### [TASK DESCRIPTION]
Give the data below again exactly as it stands. Omit the pictures.
····················
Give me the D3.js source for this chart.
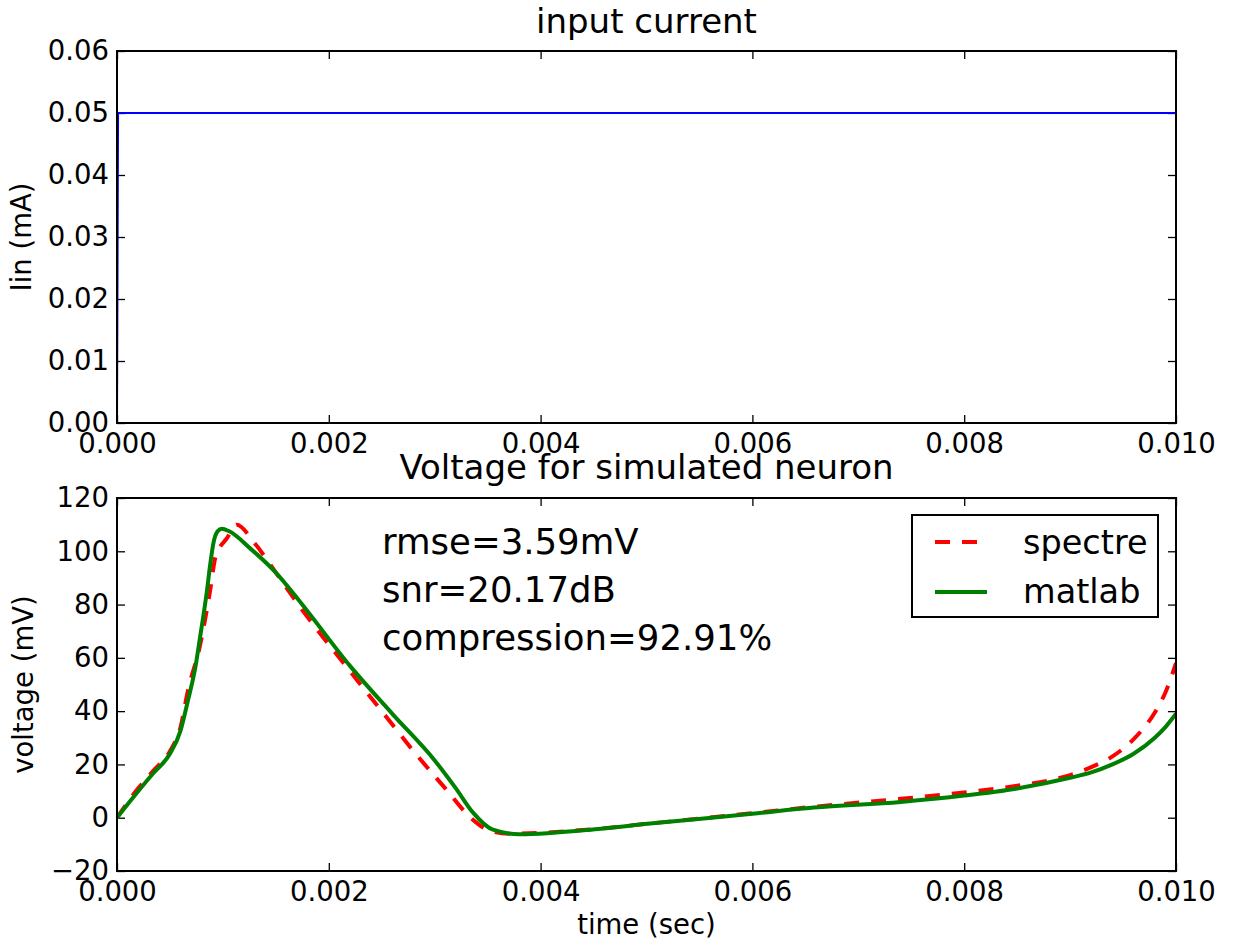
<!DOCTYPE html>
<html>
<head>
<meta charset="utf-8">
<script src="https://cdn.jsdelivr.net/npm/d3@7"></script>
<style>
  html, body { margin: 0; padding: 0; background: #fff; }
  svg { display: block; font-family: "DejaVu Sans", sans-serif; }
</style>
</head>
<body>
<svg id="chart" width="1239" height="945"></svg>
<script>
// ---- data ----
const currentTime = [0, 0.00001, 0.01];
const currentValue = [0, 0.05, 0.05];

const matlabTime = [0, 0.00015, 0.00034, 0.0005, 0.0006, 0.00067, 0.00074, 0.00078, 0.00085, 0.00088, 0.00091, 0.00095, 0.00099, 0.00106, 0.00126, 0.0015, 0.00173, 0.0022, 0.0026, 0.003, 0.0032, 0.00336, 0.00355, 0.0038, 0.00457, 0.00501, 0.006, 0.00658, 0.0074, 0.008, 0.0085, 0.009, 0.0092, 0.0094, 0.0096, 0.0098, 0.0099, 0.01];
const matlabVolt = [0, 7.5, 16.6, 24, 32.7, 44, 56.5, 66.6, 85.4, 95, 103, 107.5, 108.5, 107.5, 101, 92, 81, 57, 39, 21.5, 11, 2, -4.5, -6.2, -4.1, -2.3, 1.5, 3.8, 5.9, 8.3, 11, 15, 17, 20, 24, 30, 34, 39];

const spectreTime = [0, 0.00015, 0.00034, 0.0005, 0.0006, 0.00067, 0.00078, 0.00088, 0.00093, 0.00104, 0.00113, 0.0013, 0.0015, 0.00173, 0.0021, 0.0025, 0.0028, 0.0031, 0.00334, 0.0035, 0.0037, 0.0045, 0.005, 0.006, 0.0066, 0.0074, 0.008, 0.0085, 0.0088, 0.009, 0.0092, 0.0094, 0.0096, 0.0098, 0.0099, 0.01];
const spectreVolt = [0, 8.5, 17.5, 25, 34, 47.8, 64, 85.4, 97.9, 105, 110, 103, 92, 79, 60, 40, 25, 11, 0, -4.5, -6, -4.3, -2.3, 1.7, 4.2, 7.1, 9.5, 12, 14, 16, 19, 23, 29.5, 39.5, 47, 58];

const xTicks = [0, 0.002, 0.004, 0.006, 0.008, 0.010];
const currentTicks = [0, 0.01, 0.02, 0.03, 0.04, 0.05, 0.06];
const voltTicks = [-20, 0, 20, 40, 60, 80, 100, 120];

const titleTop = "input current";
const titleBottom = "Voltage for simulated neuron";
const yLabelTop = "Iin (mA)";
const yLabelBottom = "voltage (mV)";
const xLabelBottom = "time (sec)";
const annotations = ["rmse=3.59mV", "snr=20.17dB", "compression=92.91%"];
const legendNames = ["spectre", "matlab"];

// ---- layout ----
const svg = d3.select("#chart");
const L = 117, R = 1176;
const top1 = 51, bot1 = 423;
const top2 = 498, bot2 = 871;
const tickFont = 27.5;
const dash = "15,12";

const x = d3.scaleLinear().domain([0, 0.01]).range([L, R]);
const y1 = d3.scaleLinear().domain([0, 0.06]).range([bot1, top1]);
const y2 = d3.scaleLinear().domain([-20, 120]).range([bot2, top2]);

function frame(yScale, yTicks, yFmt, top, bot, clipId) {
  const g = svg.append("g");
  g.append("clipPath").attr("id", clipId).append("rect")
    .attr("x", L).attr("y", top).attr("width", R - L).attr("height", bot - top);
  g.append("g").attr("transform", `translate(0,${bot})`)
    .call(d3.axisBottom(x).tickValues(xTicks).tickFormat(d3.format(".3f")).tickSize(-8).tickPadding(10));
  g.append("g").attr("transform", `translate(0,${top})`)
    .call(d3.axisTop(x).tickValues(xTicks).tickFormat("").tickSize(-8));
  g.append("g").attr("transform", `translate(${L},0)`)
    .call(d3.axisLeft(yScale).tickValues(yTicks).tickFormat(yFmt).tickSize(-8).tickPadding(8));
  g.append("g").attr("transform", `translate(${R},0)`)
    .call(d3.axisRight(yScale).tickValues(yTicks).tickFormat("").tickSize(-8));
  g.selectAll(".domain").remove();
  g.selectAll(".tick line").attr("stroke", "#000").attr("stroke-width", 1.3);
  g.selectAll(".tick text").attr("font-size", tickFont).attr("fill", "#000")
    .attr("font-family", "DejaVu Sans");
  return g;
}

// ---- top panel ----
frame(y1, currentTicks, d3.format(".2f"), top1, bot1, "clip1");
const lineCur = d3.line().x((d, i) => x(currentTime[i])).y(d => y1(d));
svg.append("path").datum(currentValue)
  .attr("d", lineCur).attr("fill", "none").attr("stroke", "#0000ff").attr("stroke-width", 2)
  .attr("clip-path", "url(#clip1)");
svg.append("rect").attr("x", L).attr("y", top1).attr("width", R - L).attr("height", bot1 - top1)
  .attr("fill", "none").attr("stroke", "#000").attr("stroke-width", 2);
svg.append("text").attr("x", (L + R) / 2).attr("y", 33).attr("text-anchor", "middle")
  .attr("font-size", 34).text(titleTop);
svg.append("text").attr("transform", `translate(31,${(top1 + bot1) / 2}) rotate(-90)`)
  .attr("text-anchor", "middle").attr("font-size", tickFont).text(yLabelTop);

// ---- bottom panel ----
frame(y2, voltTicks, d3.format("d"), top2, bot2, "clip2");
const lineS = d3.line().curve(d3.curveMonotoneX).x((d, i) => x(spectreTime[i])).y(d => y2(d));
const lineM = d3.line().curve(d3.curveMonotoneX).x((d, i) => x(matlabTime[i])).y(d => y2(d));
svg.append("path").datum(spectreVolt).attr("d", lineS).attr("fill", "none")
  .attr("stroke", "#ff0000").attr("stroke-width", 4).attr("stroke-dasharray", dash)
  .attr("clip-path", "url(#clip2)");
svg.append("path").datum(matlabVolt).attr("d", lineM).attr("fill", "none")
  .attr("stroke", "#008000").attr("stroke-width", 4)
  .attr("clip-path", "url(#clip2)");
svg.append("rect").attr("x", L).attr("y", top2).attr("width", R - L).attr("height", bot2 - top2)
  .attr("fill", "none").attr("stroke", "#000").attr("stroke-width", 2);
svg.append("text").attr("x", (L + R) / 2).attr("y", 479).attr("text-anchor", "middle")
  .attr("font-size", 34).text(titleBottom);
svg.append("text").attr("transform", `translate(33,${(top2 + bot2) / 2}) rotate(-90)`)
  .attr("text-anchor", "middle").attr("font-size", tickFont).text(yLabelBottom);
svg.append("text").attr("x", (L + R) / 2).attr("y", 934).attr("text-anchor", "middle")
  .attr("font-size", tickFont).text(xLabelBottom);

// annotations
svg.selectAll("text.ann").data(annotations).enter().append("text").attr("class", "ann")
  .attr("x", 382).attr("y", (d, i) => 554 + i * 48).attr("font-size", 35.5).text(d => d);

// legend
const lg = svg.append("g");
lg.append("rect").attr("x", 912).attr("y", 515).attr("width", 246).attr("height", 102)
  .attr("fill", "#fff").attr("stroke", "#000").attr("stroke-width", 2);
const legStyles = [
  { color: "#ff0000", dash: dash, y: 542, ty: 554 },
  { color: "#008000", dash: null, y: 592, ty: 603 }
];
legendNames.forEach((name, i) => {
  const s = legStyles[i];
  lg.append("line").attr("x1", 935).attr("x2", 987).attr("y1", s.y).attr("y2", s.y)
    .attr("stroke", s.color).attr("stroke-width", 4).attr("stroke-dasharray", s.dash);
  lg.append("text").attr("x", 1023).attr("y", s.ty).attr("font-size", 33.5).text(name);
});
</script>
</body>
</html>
····················
### [OUTPUT]
Give me the D3.js source for this chart.
<!DOCTYPE html>
<html>
<head>
<meta charset="utf-8">
<script src="https://cdn.jsdelivr.net/npm/d3@7"></script>
<style>
  html, body { margin: 0; padding: 0; background: #fff; }
  svg { display: block; font-family: "DejaVu Sans", sans-serif; }
</style>
</head>
<body>
<svg id="chart" width="1239" height="945"></svg>
<script>
// ---- data ----
const currentTime = [0, 0.00001, 0.01];
const currentValue = [0, 0.05, 0.05];

const matlabTime = [0, 0.00015, 0.00034, 0.0005, 0.0006, 0.00067, 0.00074, 0.00078, 0.00085, 0.00088, 0.00091, 0.00095, 0.00099, 0.00106, 0.00126, 0.0015, 0.00173, 0.0022, 0.0026, 0.003, 0.0032, 0.00336, 0.00355, 0.0038, 0.00457, 0.00501, 0.006, 0.00658, 0.0074, 0.008, 0.0085, 0.009, 0.0092, 0.0094, 0.0096, 0.0098, 0.0099, 0.01];
const matlabVolt = [0, 7.5, 16.6, 24, 32.7, 44, 56.5, 66.6, 85.4, 95, 103, 107.5, 108.5, 107.5, 101, 92, 81, 57, 39, 21.5, 11, 2, -4.5, -6.2, -4.1, -2.3, 1.5, 3.8, 5.9, 8.3, 11, 15, 17, 20, 24, 30, 34, 39];

const spectreTime = [0, 0.00015, 0.00034, 0.0005, 0.0006, 0.00067, 0.00078, 0.00088, 0.00093, 0.00104, 0.00113, 0.0013, 0.0015, 0.00173, 0.0021, 0.0025, 0.0028, 0.0031, 0.00334, 0.0035, 0.0037, 0.0045, 0.005, 0.006, 0.0066, 0.0074, 0.008, 0.0085, 0.0088, 0.009, 0.0092, 0.0094, 0.0096, 0.0098, 0.0099, 0.01];
const spectreVolt = [0, 8.5, 17.5, 25, 34, 47.8, 64, 85.4, 97.9, 105, 110, 103, 92, 79, 60, 40, 25, 11, 0, -4.5, -6, -4.3, -2.3, 1.7, 4.2, 7.1, 9.5, 12, 14, 16, 19, 23, 29.5, 39.5, 47, 58];

const xTicks = [0, 0.002, 0.004, 0.006, 0.008, 0.010];
const currentTicks = [0, 0.01, 0.02, 0.03, 0.04, 0.05, 0.06];
const voltTicks = [-20, 0, 20, 40, 60, 80, 100, 120];

const titleTop = "input current";
const titleBottom = "Voltage for simulated neuron";
const yLabelTop = "Iin (mA)";
const yLabelBottom = "voltage (mV)";
const xLabelBottom = "time (sec)";
const annotations = ["rmse=3.59mV", "snr=20.17dB", "compression=92.91%"];
const legendNames = ["spectre", "matlab"];

// ---- layout ----
const svg = d3.select("#chart");
const L = 117, R = 1176;
const top1 = 51, bot1 = 423;
const top2 = 498, bot2 = 871;
const tickFont = 27.5;
const dash = "15,12";

const x = d3.scaleLinear().domain([0, 0.01]).range([L, R]);
const y1 = d3.scaleLinear().domain([0, 0.06]).range([bot1, top1]);
const y2 = d3.scaleLinear().domain([-20, 120]).range([bot2, top2]);

function frame(yScale, yTicks, yFmt, top, bot, clipId) {
  const g = svg.append("g");
  g.append("clipPath").attr("id", clipId).append("rect")
    .attr("x", L).attr("y", top).attr("width", R - L).attr("height", bot - top);
  g.append("g").attr("transform", `translate(0,${bot})`)
    .call(d3.axisBottom(x).tickValues(xTicks).tickFormat(d3.format(".3f")).tickSize(-8).tickPadding(10));
  g.append("g").attr("transform", `translate(0,${top})`)
    .call(d3.axisTop(x).tickValues(xTicks).tickFormat("").tickSize(-8));
  g.append("g").attr("transform", `translate(${L},0)`)
    .call(d3.axisLeft(yScale).tickValues(yTicks).tickFormat(yFmt).tickSize(-8).tickPadding(8));
  g.append("g").attr("transform", `translate(${R},0)`)
    .call(d3.axisRight(yScale).tickValues(yTicks).tickFormat("").tickSize(-8));
  g.selectAll(".domain").remove();
  g.selectAll(".tick line").attr("stroke", "#000").attr("stroke-width", 1.3);
  g.selectAll(".tick text").attr("font-size", tickFont).attr("fill", "#000")
    .attr("font-family", "DejaVu Sans");
  return g;
}

// ---- top panel ----
frame(y1, currentTicks, d3.format(".2f"), top1, bot1, "clip1");
const lineCur = d3.line().x((d, i) => x(currentTime[i])).y(d => y1(d));
svg.append("path").datum(currentValue)
  .attr("d", lineCur).attr("fill", "none").attr("stroke", "#0000ff").attr("stroke-width", 2)
  .attr("clip-path", "url(#clip1)");
svg.append("rect").attr("x", L).attr("y", top1).attr("width", R - L).attr("height", bot1 - top1)
  .attr("fill", "none").attr("stroke", "#000").attr("stroke-width", 2);
svg.append("text").attr("x", (L + R) / 2).attr("y", 33).attr("text-anchor", "middle")
  .attr("font-size", 34).text(titleTop);
svg.append("text").attr("transform", `translate(31,${(top1 + bot1) / 2}) rotate(-90)`)
  .attr("text-anchor", "middle").attr("font-size", tickFont).text(yLabelTop);

// ---- bottom panel ----
frame(y2, voltTicks, d3.format("d"), top2, bot2, "clip2");
const lineS = d3.line().curve(d3.curveMonotoneX).x((d, i) => x(spectreTime[i])).y(d => y2(d));
const lineM = d3.line().curve(d3.curveMonotoneX).x((d, i) => x(matlabTime[i])).y(d => y2(d));
svg.append("path").datum(spectreVolt).attr("d", lineS).attr("fill", "none")
  .attr("stroke", "#ff0000").attr("stroke-width", 4).attr("stroke-dasharray", dash)
  .attr("clip-path", "url(#clip2)");
svg.append("path").datum(matlabVolt).attr("d", lineM).attr("fill", "none")
  .attr("stroke", "#008000").attr("stroke-width", 4)
  .attr("clip-path", "url(#clip2)");
svg.append("rect").attr("x", L).attr("y", top2).attr("width", R - L).attr("height", bot2 - top2)
  .attr("fill", "none").attr("stroke", "#000").attr("stroke-width", 2);
svg.append("text").attr("x", (L + R) / 2).attr("y", 479).attr("text-anchor", "middle")
  .attr("font-size", 34).text(titleBottom);
svg.append("text").attr("transform", `translate(33,${(top2 + bot2) / 2}) rotate(-90)`)
  .attr("text-anchor", "middle").attr("font-size", tickFont).text(yLabelBottom);
svg.append("text").attr("x", (L + R) / 2).attr("y", 934).attr("text-anchor", "middle")
  .attr("font-size", tickFont).text(xLabelBottom);

// annotations
svg.selectAll("text.ann").data(annotations).enter().append("text").attr("class", "ann")
  .attr("x", 382).attr("y", (d, i) => 554 + i * 48).attr("font-size", 35.5).text(d => d);

// legend
const lg = svg.append("g");
lg.append("rect").attr("x", 912).attr("y", 515).attr("width", 246).attr("height", 102)
  .attr("fill", "#fff").attr("stroke", "#000").attr("stroke-width", 2);
const legStyles = [
  { color: "#ff0000", dash: dash, y: 542, ty: 554 },
  { color: "#008000", dash: null, y: 592, ty: 603 }
];
legendNames.forEach((name, i) => {
  const s = legStyles[i];
  lg.append("line").attr("x1", 935).attr("x2", 987).attr("y1", s.y).attr("y2", s.y)
    .attr("stroke", s.color).attr("stroke-width", 4).attr("stroke-dasharray", s.dash);
  lg.append("text").attr("x", 1023).attr("y", s.ty).attr("font-size", 33.5).text(name);
});
</script>
</body>
</html>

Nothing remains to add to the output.